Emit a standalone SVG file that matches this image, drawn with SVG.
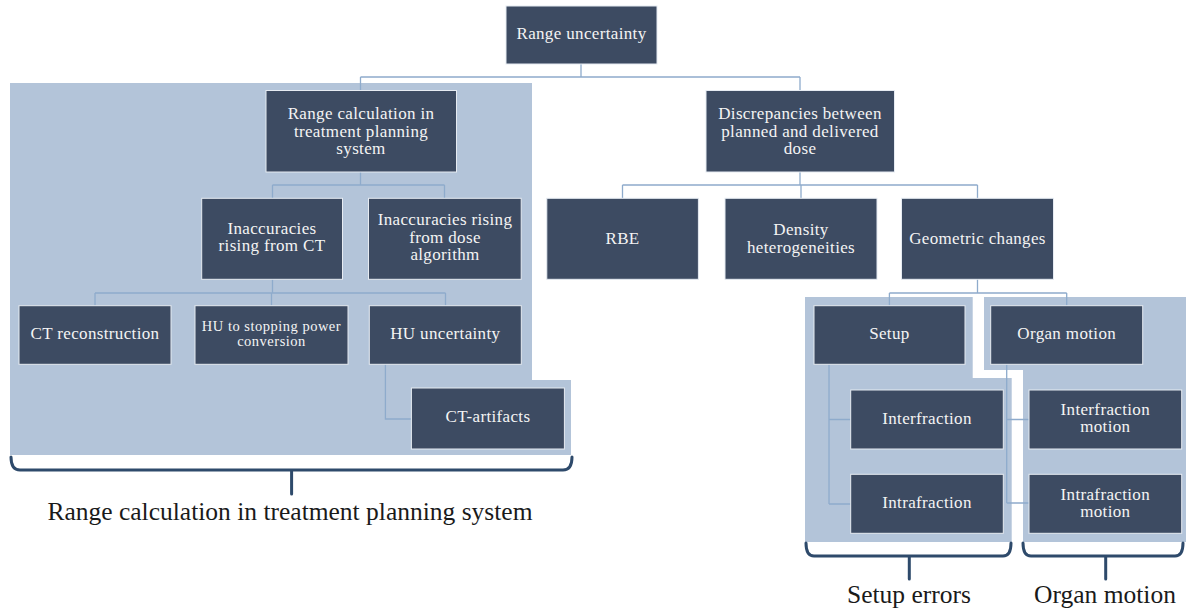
<svg xmlns="http://www.w3.org/2000/svg" width="1186" height="610" viewBox="0 0 1186 610">
<style>
.bg{fill:#b3c4d9}
.box{fill:#3d4b62;stroke:#e6ebf2;stroke-width:1}
.t{font-family:"Liberation Serif","Times New Roman",serif;font-size:17px;letter-spacing:0.35px;fill:#f4f4f4;text-anchor:middle}
.ts{font-size:14.5px;letter-spacing:0.5px}
.con{fill:none;stroke:#8eabcc;stroke-width:1.3}
.brace{fill:none;stroke:#2e4a6b;stroke-width:3;stroke-linecap:round;stroke-linejoin:round}
.lab{font-family:"Liberation Serif","Times New Roman",serif;font-size:25.5px;fill:#1a1a1a;text-anchor:middle}
</style>
<rect width="1186" height="610" fill="#ffffff"/>
<g id="regions">
<path class="bg" d="M10,83 H532 V380 H571 V455 H10 Z"/>
<path class="bg" d="M805,297 H972.7 V378 H1011.7 V542 H805 Z"/>
<path class="bg" d="M984,297 H1186 V542 H1023 V370 H984 Z"/>
</g>
<g id="connectors">
<path class="con" d="M581,64 V77 M360.5,77 H800 M360.5,77 V90.5 M800,77 V90.5"/>
<path class="con" d="M360.5,172 V185 M272.5,185 H444.5 M272.5,185 V198.3 M444.5,185 V198.3"/>
<path class="con" d="M272.5,279.3 V293 M95,293 H445.5 M95,293 V305.7 M271.5,293 V305.7 M445.5,293 V305.7"/>
<path class="con" d="M385.4,364.3 V419 H411.4"/>
<path class="con" d="M800,172 V185 M622.5,185 H977.5 M622.5,185 V198.3 M801,185 V198.3 M977.5,185 V198.3"/>
<path class="con" d="M977.5,279.3 V293 M889.4,293 H1066.7 M889.4,293 V305.7 M1066.7,293 V305.7"/>
<path class="con" d="M829,364.3 V504 M829,419.5 H850.7 M829,504 H850.7"/>
<path class="con" d="M1006.7,364.3 V503 M1006.7,419.5 H1029 M1006.7,503 H1029"/>
</g>
<g id="n-range-uncertainty"><rect class="box" x="506" y="6" width="151" height="58"/><text class="t" x="581.5" y="39">Range uncertainty</text></g>
<g id="n-range-calc"><rect class="box" x="266" y="90.5" width="190.5" height="81.5"/><text class="t" x="361" y="119">Range calculation in</text><text class="t" x="361" y="136.5">treatment planning</text><text class="t" x="361" y="154">system</text></g>
<g id="n-discrepancies"><rect class="box" x="706" y="90.5" width="188.5" height="81.5"/><text class="t" x="800" y="119">Discrepancies between</text><text class="t" x="800" y="136.5">planned and delivered</text><text class="t" x="800" y="154">dose</text></g>
<g id="n-inacc-ct"><rect class="box" x="201.7" y="198.3" width="140.8" height="81"/><text class="t" x="272" y="233.5">Inaccuracies</text><text class="t" x="272" y="251">rising from CT</text></g>
<g id="n-inacc-dose"><rect class="box" x="368.5" y="198.3" width="152.7" height="81"/><text class="t" x="445" y="225">Inaccuracies rising</text><text class="t" x="445" y="242.5">from dose</text><text class="t" x="445" y="260">algorithm</text></g>
<g id="n-rbe"><rect class="box" x="546.8" y="198.3" width="151.6" height="81"/><text class="t" x="622.5" y="243.5">RBE</text></g>
<g id="n-density"><rect class="box" x="725" y="198.3" width="152" height="81"/><text class="t" x="801" y="235">Density</text><text class="t" x="801" y="252.5">heterogeneities</text></g>
<g id="n-geometric"><rect class="box" x="901.5" y="198.3" width="152" height="81"/><text class="t" x="977.5" y="243.5">Geometric changes</text></g>
<g id="n-ct-recon"><rect class="box" x="19" y="305.7" width="152" height="58.6"/><text class="t" x="95" y="338.5">CT reconstruction</text></g>
<g id="n-hu-stop"><rect class="box" x="195" y="305.7" width="153" height="58.6"/><text class="t ts" x="271.5" y="331">HU to stopping power</text><text class="t ts" x="271.5" y="346">conversion</text></g>
<g id="n-hu-unc"><rect class="box" x="369.3" y="305.7" width="152" height="58.6"/><text class="t" x="445.3" y="338.5">HU uncertainty</text></g>
<g id="n-ct-artifacts"><rect class="box" x="411.4" y="388" width="153" height="61"/><text class="t" x="488" y="422">CT-artifacts</text></g>
<g id="n-setup"><rect class="box" x="814" y="305.7" width="151" height="58.6"/><text class="t" x="889.4" y="339">Setup</text></g>
<g id="n-organ-motion"><rect class="box" x="990.7" y="305.7" width="152" height="58.6"/><text class="t" x="1066.7" y="339">Organ motion</text></g>
<g id="n-interfraction"><rect class="box" x="850.7" y="390" width="152.6" height="59"/><text class="t" x="927" y="423.5">Interfraction</text></g>
<g id="n-intrafraction"><rect class="box" x="850.7" y="474.3" width="152.6" height="59"/><text class="t" x="927" y="508">Intrafraction</text></g>
<g id="n-interfraction-motion"><rect class="box" x="1029" y="390" width="152.7" height="59"/><text class="t" x="1105.3" y="414.5">Interfraction</text><text class="t" x="1105.3" y="432">motion</text></g>
<g id="n-intrafraction-motion"><rect class="box" x="1029" y="474.3" width="152.7" height="59"/><text class="t" x="1105.3" y="499.5">Intrafraction</text><text class="t" x="1105.3" y="517">motion</text></g>
<g id="braces">
<path class="brace" d="M11,457 Q11,470 20,470 H563 Q572,470 572,457 M291.6,470 V494"/>
<path class="brace" d="M806,543 Q806,556 814,556 H1003 Q1011,556 1011,543 M909.3,556 V579"/>
<path class="brace" d="M1023,543 Q1023,556 1031,556 H1175 Q1183,556 1183,543 M1105.7,556 V579"/>
</g>
<g id="labels">
<text class="lab" x="290" y="520">Range calculation in treatment planning system</text>
<text class="lab" x="909" y="603">Setup errors</text>
<text class="lab" x="1105" y="603">Organ motion</text>
</g>
</svg>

......

Stated goal: Copy all the lines of data exactly as they appear, dropping any images.

Result below:
Emit a standalone SVG file that matches this image, drawn with SVG.
<svg xmlns="http://www.w3.org/2000/svg" width="1186" height="610" viewBox="0 0 1186 610">
<style>
.bg{fill:#b3c4d9}
.box{fill:#3d4b62;stroke:#e6ebf2;stroke-width:1}
.t{font-family:"Liberation Serif","Times New Roman",serif;font-size:17px;letter-spacing:0.35px;fill:#f4f4f4;text-anchor:middle}
.ts{font-size:14.5px;letter-spacing:0.5px}
.con{fill:none;stroke:#8eabcc;stroke-width:1.3}
.brace{fill:none;stroke:#2e4a6b;stroke-width:3;stroke-linecap:round;stroke-linejoin:round}
.lab{font-family:"Liberation Serif","Times New Roman",serif;font-size:25.5px;fill:#1a1a1a;text-anchor:middle}
</style>
<rect width="1186" height="610" fill="#ffffff"/>
<g id="regions">
<path class="bg" d="M10,83 H532 V380 H571 V455 H10 Z"/>
<path class="bg" d="M805,297 H972.7 V378 H1011.7 V542 H805 Z"/>
<path class="bg" d="M984,297 H1186 V542 H1023 V370 H984 Z"/>
</g>
<g id="connectors">
<path class="con" d="M581,64 V77 M360.5,77 H800 M360.5,77 V90.5 M800,77 V90.5"/>
<path class="con" d="M360.5,172 V185 M272.5,185 H444.5 M272.5,185 V198.3 M444.5,185 V198.3"/>
<path class="con" d="M272.5,279.3 V293 M95,293 H445.5 M95,293 V305.7 M271.5,293 V305.7 M445.5,293 V305.7"/>
<path class="con" d="M385.4,364.3 V419 H411.4"/>
<path class="con" d="M800,172 V185 M622.5,185 H977.5 M622.5,185 V198.3 M801,185 V198.3 M977.5,185 V198.3"/>
<path class="con" d="M977.5,279.3 V293 M889.4,293 H1066.7 M889.4,293 V305.7 M1066.7,293 V305.7"/>
<path class="con" d="M829,364.3 V504 M829,419.5 H850.7 M829,504 H850.7"/>
<path class="con" d="M1006.7,364.3 V503 M1006.7,419.5 H1029 M1006.7,503 H1029"/>
</g>
<g id="n-range-uncertainty"><rect class="box" x="506" y="6" width="151" height="58"/><text class="t" x="581.5" y="39">Range uncertainty</text></g>
<g id="n-range-calc"><rect class="box" x="266" y="90.5" width="190.5" height="81.5"/><text class="t" x="361" y="119">Range calculation in</text><text class="t" x="361" y="136.5">treatment planning</text><text class="t" x="361" y="154">system</text></g>
<g id="n-discrepancies"><rect class="box" x="706" y="90.5" width="188.5" height="81.5"/><text class="t" x="800" y="119">Discrepancies between</text><text class="t" x="800" y="136.5">planned and delivered</text><text class="t" x="800" y="154">dose</text></g>
<g id="n-inacc-ct"><rect class="box" x="201.7" y="198.3" width="140.8" height="81"/><text class="t" x="272" y="233.5">Inaccuracies</text><text class="t" x="272" y="251">rising from CT</text></g>
<g id="n-inacc-dose"><rect class="box" x="368.5" y="198.3" width="152.7" height="81"/><text class="t" x="445" y="225">Inaccuracies rising</text><text class="t" x="445" y="242.5">from dose</text><text class="t" x="445" y="260">algorithm</text></g>
<g id="n-rbe"><rect class="box" x="546.8" y="198.3" width="151.6" height="81"/><text class="t" x="622.5" y="243.5">RBE</text></g>
<g id="n-density"><rect class="box" x="725" y="198.3" width="152" height="81"/><text class="t" x="801" y="235">Density</text><text class="t" x="801" y="252.5">heterogeneities</text></g>
<g id="n-geometric"><rect class="box" x="901.5" y="198.3" width="152" height="81"/><text class="t" x="977.5" y="243.5">Geometric changes</text></g>
<g id="n-ct-recon"><rect class="box" x="19" y="305.7" width="152" height="58.6"/><text class="t" x="95" y="338.5">CT reconstruction</text></g>
<g id="n-hu-stop"><rect class="box" x="195" y="305.7" width="153" height="58.6"/><text class="t ts" x="271.5" y="331">HU to stopping power</text><text class="t ts" x="271.5" y="346">conversion</text></g>
<g id="n-hu-unc"><rect class="box" x="369.3" y="305.7" width="152" height="58.6"/><text class="t" x="445.3" y="338.5">HU uncertainty</text></g>
<g id="n-ct-artifacts"><rect class="box" x="411.4" y="388" width="153" height="61"/><text class="t" x="488" y="422">CT-artifacts</text></g>
<g id="n-setup"><rect class="box" x="814" y="305.7" width="151" height="58.6"/><text class="t" x="889.4" y="339">Setup</text></g>
<g id="n-organ-motion"><rect class="box" x="990.7" y="305.7" width="152" height="58.6"/><text class="t" x="1066.7" y="339">Organ motion</text></g>
<g id="n-interfraction"><rect class="box" x="850.7" y="390" width="152.6" height="59"/><text class="t" x="927" y="423.5">Interfraction</text></g>
<g id="n-intrafraction"><rect class="box" x="850.7" y="474.3" width="152.6" height="59"/><text class="t" x="927" y="508">Intrafraction</text></g>
<g id="n-interfraction-motion"><rect class="box" x="1029" y="390" width="152.7" height="59"/><text class="t" x="1105.3" y="414.5">Interfraction</text><text class="t" x="1105.3" y="432">motion</text></g>
<g id="n-intrafraction-motion"><rect class="box" x="1029" y="474.3" width="152.7" height="59"/><text class="t" x="1105.3" y="499.5">Intrafraction</text><text class="t" x="1105.3" y="517">motion</text></g>
<g id="braces">
<path class="brace" d="M11,457 Q11,470 20,470 H563 Q572,470 572,457 M291.6,470 V494"/>
<path class="brace" d="M806,543 Q806,556 814,556 H1003 Q1011,556 1011,543 M909.3,556 V579"/>
<path class="brace" d="M1023,543 Q1023,556 1031,556 H1175 Q1183,556 1183,543 M1105.7,556 V579"/>
</g>
<g id="labels">
<text class="lab" x="290" y="520">Range calculation in treatment planning system</text>
<text class="lab" x="909" y="603">Setup errors</text>
<text class="lab" x="1105" y="603">Organ motion</text>
</g>
</svg>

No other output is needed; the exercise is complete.